- What you need to do
Output the material below in its entirety, exactly as given.

#### Dataset excerpt

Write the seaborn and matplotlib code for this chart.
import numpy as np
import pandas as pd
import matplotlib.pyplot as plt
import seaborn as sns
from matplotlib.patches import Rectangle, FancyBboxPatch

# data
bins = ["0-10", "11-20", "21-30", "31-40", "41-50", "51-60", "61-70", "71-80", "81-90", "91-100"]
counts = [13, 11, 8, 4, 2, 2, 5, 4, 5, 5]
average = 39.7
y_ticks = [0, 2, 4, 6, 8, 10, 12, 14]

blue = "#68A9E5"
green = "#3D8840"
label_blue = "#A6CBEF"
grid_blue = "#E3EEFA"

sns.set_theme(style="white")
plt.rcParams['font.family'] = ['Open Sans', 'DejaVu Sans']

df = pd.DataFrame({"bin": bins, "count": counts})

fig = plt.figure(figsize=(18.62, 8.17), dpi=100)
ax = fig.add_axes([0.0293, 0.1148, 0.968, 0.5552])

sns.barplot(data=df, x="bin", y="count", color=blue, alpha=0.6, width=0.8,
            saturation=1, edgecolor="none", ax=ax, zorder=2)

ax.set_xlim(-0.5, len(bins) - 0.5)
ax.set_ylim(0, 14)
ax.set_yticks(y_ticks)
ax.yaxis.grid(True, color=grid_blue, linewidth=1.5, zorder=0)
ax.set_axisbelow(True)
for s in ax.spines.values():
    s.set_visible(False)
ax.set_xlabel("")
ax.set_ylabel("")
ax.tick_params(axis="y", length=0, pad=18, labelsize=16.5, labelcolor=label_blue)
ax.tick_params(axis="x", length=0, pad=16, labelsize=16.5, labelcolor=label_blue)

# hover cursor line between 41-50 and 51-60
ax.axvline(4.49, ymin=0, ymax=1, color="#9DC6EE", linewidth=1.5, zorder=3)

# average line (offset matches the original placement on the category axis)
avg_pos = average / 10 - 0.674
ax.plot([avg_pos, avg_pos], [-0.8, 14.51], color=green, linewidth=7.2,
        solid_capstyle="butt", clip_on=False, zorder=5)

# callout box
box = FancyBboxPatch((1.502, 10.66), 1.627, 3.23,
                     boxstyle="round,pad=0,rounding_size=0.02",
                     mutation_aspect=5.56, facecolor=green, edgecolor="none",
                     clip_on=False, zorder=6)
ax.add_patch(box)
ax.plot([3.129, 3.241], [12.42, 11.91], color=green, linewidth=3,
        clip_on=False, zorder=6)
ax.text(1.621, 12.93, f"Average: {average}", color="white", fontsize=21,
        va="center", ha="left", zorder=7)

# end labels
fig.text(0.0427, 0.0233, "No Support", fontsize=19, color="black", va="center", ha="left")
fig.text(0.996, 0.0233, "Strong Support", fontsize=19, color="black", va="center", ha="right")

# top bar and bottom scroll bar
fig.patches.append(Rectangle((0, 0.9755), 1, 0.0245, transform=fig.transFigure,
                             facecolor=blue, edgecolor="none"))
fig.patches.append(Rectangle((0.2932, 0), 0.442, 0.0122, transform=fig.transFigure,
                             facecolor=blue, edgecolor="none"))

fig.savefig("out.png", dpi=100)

########

- Answer
Write the seaborn and matplotlib code for this chart.
import numpy as np
import pandas as pd
import matplotlib.pyplot as plt
import seaborn as sns
from matplotlib.patches import Rectangle, FancyBboxPatch

# data
bins = ["0-10", "11-20", "21-30", "31-40", "41-50", "51-60", "61-70", "71-80", "81-90", "91-100"]
counts = [13, 11, 8, 4, 2, 2, 5, 4, 5, 5]
average = 39.7
y_ticks = [0, 2, 4, 6, 8, 10, 12, 14]

blue = "#68A9E5"
green = "#3D8840"
label_blue = "#A6CBEF"
grid_blue = "#E3EEFA"

sns.set_theme(style="white")
plt.rcParams['font.family'] = ['Open Sans', 'DejaVu Sans']

df = pd.DataFrame({"bin": bins, "count": counts})

fig = plt.figure(figsize=(18.62, 8.17), dpi=100)
ax = fig.add_axes([0.0293, 0.1148, 0.968, 0.5552])

sns.barplot(data=df, x="bin", y="count", color=blue, alpha=0.6, width=0.8,
            saturation=1, edgecolor="none", ax=ax, zorder=2)

ax.set_xlim(-0.5, len(bins) - 0.5)
ax.set_ylim(0, 14)
ax.set_yticks(y_ticks)
ax.yaxis.grid(True, color=grid_blue, linewidth=1.5, zorder=0)
ax.set_axisbelow(True)
for s in ax.spines.values():
    s.set_visible(False)
ax.set_xlabel("")
ax.set_ylabel("")
ax.tick_params(axis="y", length=0, pad=18, labelsize=16.5, labelcolor=label_blue)
ax.tick_params(axis="x", length=0, pad=16, labelsize=16.5, labelcolor=label_blue)

# hover cursor line between 41-50 and 51-60
ax.axvline(4.49, ymin=0, ymax=1, color="#9DC6EE", linewidth=1.5, zorder=3)

# average line (offset matches the original placement on the category axis)
avg_pos = average / 10 - 0.674
ax.plot([avg_pos, avg_pos], [-0.8, 14.51], color=green, linewidth=7.2,
        solid_capstyle="butt", clip_on=False, zorder=5)

# callout box
box = FancyBboxPatch((1.502, 10.66), 1.627, 3.23,
                     boxstyle="round,pad=0,rounding_size=0.02",
                     mutation_aspect=5.56, facecolor=green, edgecolor="none",
                     clip_on=False, zorder=6)
ax.add_patch(box)
ax.plot([3.129, 3.241], [12.42, 11.91], color=green, linewidth=3,
        clip_on=False, zorder=6)
ax.text(1.621, 12.93, f"Average: {average}", color="white", fontsize=21,
        va="center", ha="left", zorder=7)

# end labels
fig.text(0.0427, 0.0233, "No Support", fontsize=19, color="black", va="center", ha="left")
fig.text(0.996, 0.0233, "Strong Support", fontsize=19, color="black", va="center", ha="right")

# top bar and bottom scroll bar
fig.patches.append(Rectangle((0, 0.9755), 1, 0.0245, transform=fig.transFigure,
                             facecolor=blue, edgecolor="none"))
fig.patches.append(Rectangle((0.2932, 0), 0.442, 0.0122, transform=fig.transFigure,
                             facecolor=blue, edgecolor="none"))

fig.savefig("out.png", dpi=100)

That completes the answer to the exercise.